The Bottom by Elsie Ramsey

If you’ve been given the diagnosis of Major Depressive Disorder, it’s likely there exists a moment in time (often more than one), that was singularly horrible for you. A year, a summer, a weekend—the duration isn’t significant because in the moments when life becomes unbearable, time ceases to exist. We don’t ever forget these interludes and that’s not always a bad thing.

What bothers me is how society likes to have the final word on whether your personal crisis was really a crisis. Put differently, did it meet the criteria for “bottom” or “rock bottom” status, if the interlude hit a level of depravity inappropriate for polite conversation. Through an absurdly reductionist metric, serious breakdowns are ones that resulted in hospitalization and/or death. If we’re being lenient, at least the inability to leave bed, eat and sleep in simultaneous connection.

By those standards, the most excruciating periods of my life just weren’t that serious. I say that’s blatantly false and if you’d been there to witness them, I’m confident you’d agree.

There should be NO qualifying criteria applied to breakdowns. Engaging in such judgements delegitimizes the pain many of us battled while showering, going to the office, and trying with all our strength to render invisible.

And while we’re on the subject of universally experienced dismissals issued to depressed people, who remembers that time someone accused you of choosing to be unhappy? How was it for you? Did you die a little inside after the shock subsided? I did.

The hostile pronouncements that by taking some nice long walks and relinquishing that indulgent embrace of victimhood, (plus, don’t forget the yoga and meditation!), the whole breakdown would have blown over. Or never happened in the first place.

The perennial fresh air cure! Its proponents are everlasting and undeterred. The fact that walks are still so frequently recommended to depressed people as curative is simply tragic.
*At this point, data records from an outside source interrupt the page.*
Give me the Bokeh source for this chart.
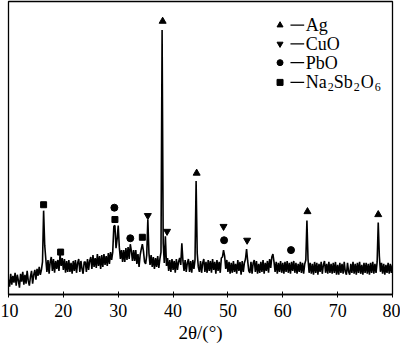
from bokeh.plotting import figure
from bokeh.models import Range1d, FixedTicker, Label
from bokeh.embed import file_html
from bokeh.resources import INLINE

# ---- data ----
start_deg = 10.0
step_deg = 0.2
intensity = [
    150, 80, 210, 100, 190,    # 10
    120, 220, 90, 200, 140,    # 11
    70, 210, 130, 230, 100,    # 12
    200, 110, 240, 140, 90,    # 13
    180, 240, 110, 200, 250,   # 14
    150, 260, 190, 280, 200,   # 15
    250, 330, 850, 500, 360,   # 16
    230, 350, 210, 330, 380,   # 17
    240, 360, 220, 340, 260,   # 18
    350, 240, 410, 290, 370,   # 19
    250, 360, 220, 340, 230,   # 20
    350, 230, 320, 210, 340,   # 21
    240, 350, 220, 320, 360,   # 22
    230, 340, 260, 210, 330,   # 23
    330, 230, 360, 250, 340,   # 24
    380, 260, 400, 280, 370,   # 25
    270, 410, 290, 390, 260,   # 26
    400, 280, 410, 300, 390,   # 27
    290, 420, 310, 430, 350,   # 28
    430, 690, 700, 470, 560,   # 29
    700, 480, 360, 450, 330,   # 30
    450, 330, 470, 350, 480,   # 31
    360, 510, 440, 340, 450,   # 32
    340, 450, 310, 410, 280,   # 33
    400, 460, 510, 440, 330,   # 34
    310, 400, 760, 420, 300,   # 35
    400, 280, 380, 260, 370,   # 36
    280, 390, 270, 360, 430,   # 37
    2680, 520, 320, 590, 290,  # 38
    370, 240, 350, 230, 360,   # 39
    250, 340, 220, 360, 250,   # 40
    330, 370, 300, 520, 340,   # 41
    240, 350, 230, 320, 360,   # 42
    230, 340, 220, 350, 260,   # 43
    350, 1150, 420, 280, 230,  # 44
    340, 220, 320, 360, 230,   # 45
    330, 220, 350, 240, 340,   # 46
    220, 360, 250, 330, 210,   # 47
    350, 240, 330, 220, 370,   # 48
    380, 450, 390, 260, 350,   # 49
    230, 330, 210, 320, 220,   # 50
    340, 230, 310, 210, 350,   # 51
    240, 330, 200, 340, 230,   # 52
    320, 360, 460, 340, 240,   # 53
    220, 330, 210, 320, 350,   # 54
    230, 340, 210, 310, 220,   # 55
    330, 230, 350, 210, 320,   # 56
    240, 340, 220, 360, 270,   # 57
    380, 410, 330, 230, 330,   # 58
    210, 320, 230, 340, 220,   # 59
    320, 210, 330, 230, 340,   # 60
    220, 320, 210, 330, 240,   # 61
    340, 220, 320, 210, 310,   # 62
    230, 330, 220, 320, 210,   # 63
    310, 350, 750, 360, 220,   # 64
    320, 210, 310, 200, 330,   # 65
    220, 320, 200, 310, 230,   # 66
    330, 210, 300, 340, 220,   # 67
    310, 210, 330, 220, 310,   # 68
    210, 320, 220, 330, 200,   # 69
    300, 200, 320, 220, 310,   # 70
    210, 330, 230, 200, 320,   # 71
    230, 200, 310, 220, 330,   # 72
    210, 310, 200, 320, 220,   # 73
    330, 210, 300, 200, 320,   # 74
    220, 320, 210, 310, 200,   # 75
    320, 220, 330, 210, 310,   # 76
    220, 330, 730, 390, 230,   # 77
    320, 210, 310, 200, 300,   # 78
    220, 320, 210, 310, 220,   # 79
    300,                       # 80
]
two_theta = [round(start_deg + step_deg * i, 1) for i in range(len(intensity))]

# phase markers
ag_x = [38.1, 44.3, 64.5, 77.4]
ag_y = [2770, 1230, 840, 810]
cuo_x = [35.4, 38.9, 49.2, 53.5]
cuo_y = [800, 640, 690, 550]
pbo_x = [29.3, 32.2, 49.3, 61.5]
pbo_y = [880, 570, 550, 450]
na_x = [16.4, 19.5, 29.4, 34.4]
na_y = [910, 430, 760, 580]

x_ticks = [10, 20, 30, 40, 50, 60, 70, 80]

FONT = "Liberation Serif"

p = figure(width=400, height=345, output_backend="svg", toolbar_location=None,
           x_range=Range1d(10, 80), y_range=Range1d(0, 2970),
           min_border_left=8, min_border_right=8, min_border_top=1,
           min_border_bottom=47)
p.background_fill_color = "white"
p.border_fill_color = "white"
p.outline_line_color = "black"
p.outline_line_width = 1.3
p.grid.visible = False
p.yaxis.visible = False

xa = p.xaxis[0]
xa.ticker = FixedTicker(ticks=x_ticks)
xa.major_tick_in = 3
xa.major_tick_out = 3
xa.minor_tick_line_color = None
xa.axis_line_color = "black"
xa.axis_line_width = 1.3
xa.major_tick_line_color = "black"
xa.major_label_text_font = FONT
xa.major_label_text_font_size = "18px"
xa.major_label_text_color = "black"
xa.major_label_standoff = 6
xa.axis_label = "2θ/(°)"
xa.axis_label_text_font = FONT
xa.axis_label_text_font_size = "19px"
xa.axis_label_text_font_style = "normal"
xa.axis_label_text_color = "black"
xa.axis_label_standoff = 2

p.line(two_theta, intensity, line_color="black", line_width=1.6)

p.scatter(ag_x, ag_y, marker="triangle", size=7, color="black")
p.scatter(cuo_x, cuo_y, marker="inverted_triangle", size=7, color="black")
p.scatter(pbo_x, pbo_y, marker="circle", size=7, color="black")
p.scatter(na_x, na_y, marker="square", size=6, color="black")

# legend (manual)
leg_marker_x = 59.5
leg_dash = (61.4, 63.9)
leg_text_x = 64.2
rows = [2730, 2540, 2350, 2150]
markers = ["triangle", "inverted_triangle", "circle", "square"]
for yv, mk in zip(rows, markers):
    p.scatter([leg_marker_x], [yv], marker=mk, size=6, color="black")
    p.segment(x0=[leg_dash[0]], y0=[yv], x1=[leg_dash[1]], y1=[yv],
              line_color="black", line_width=1.3)

def lab(x, y, text, dx=0, dy=0, size="18px"):
    p.add_layout(Label(x=x, y=y, x_offset=dx, y_offset=dy, text=text,
                       text_font=FONT, text_font_size=size,
                       text_color="black", text_baseline="middle", text_align="left"))

lab(leg_text_x, rows[0], "Ag")
lab(leg_text_x, rows[1], "CuO")
lab(leg_text_x, rows[2], "PbO")
lab(leg_text_x, rows[3], "Na")
lab(leg_text_x, rows[3], "2", dx=22, dy=-5, size="12px")
lab(leg_text_x, rows[3], "Sb", dx=28)
lab(leg_text_x, rows[3], "2", dx=48, dy=-5, size="12px")
lab(leg_text_x, rows[3], "O", dx=55)
lab(leg_text_x, rows[3], "6", dx=69, dy=-5, size="12px")

open("out.html", "w").write(file_html(p, INLINE))
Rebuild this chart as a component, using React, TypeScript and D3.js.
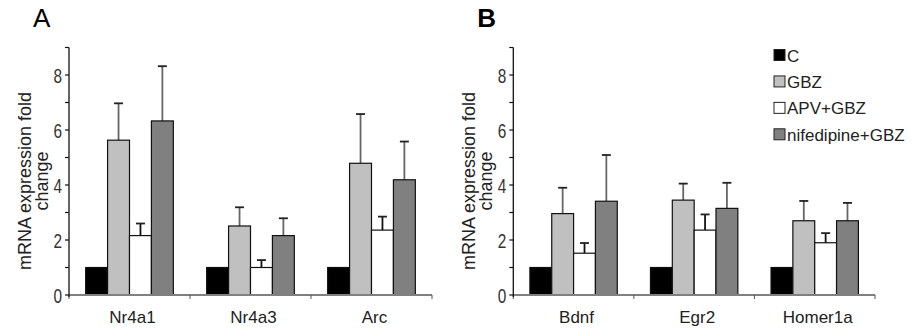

I love walks and nature time; both are essential components of the routine I’ve developed to feel well, but without the full compliment of psychotherapy, medication, spiritual practice and human connection, walks would do exactly nothing.

What I’d like others to know is that by understanding my deepest episodes of emotional pain as no different, qualitatively or quantitatively, from anyone else’s, I’ve cultivated a feeling of pride in my strength and will to live.

Pride in asking for support as soon as I feel my depression starting to pick up steam.

Pride in the relationships I’ve forged with therapists who’ve walked next to me through many dark, scary places.

Put simply, I’m proud I made it. And if you’re reading this, you should be too. Anyone who has experienced a bottom, and you know who you are, deserves to know their pain is legitimate. With or without hospitals.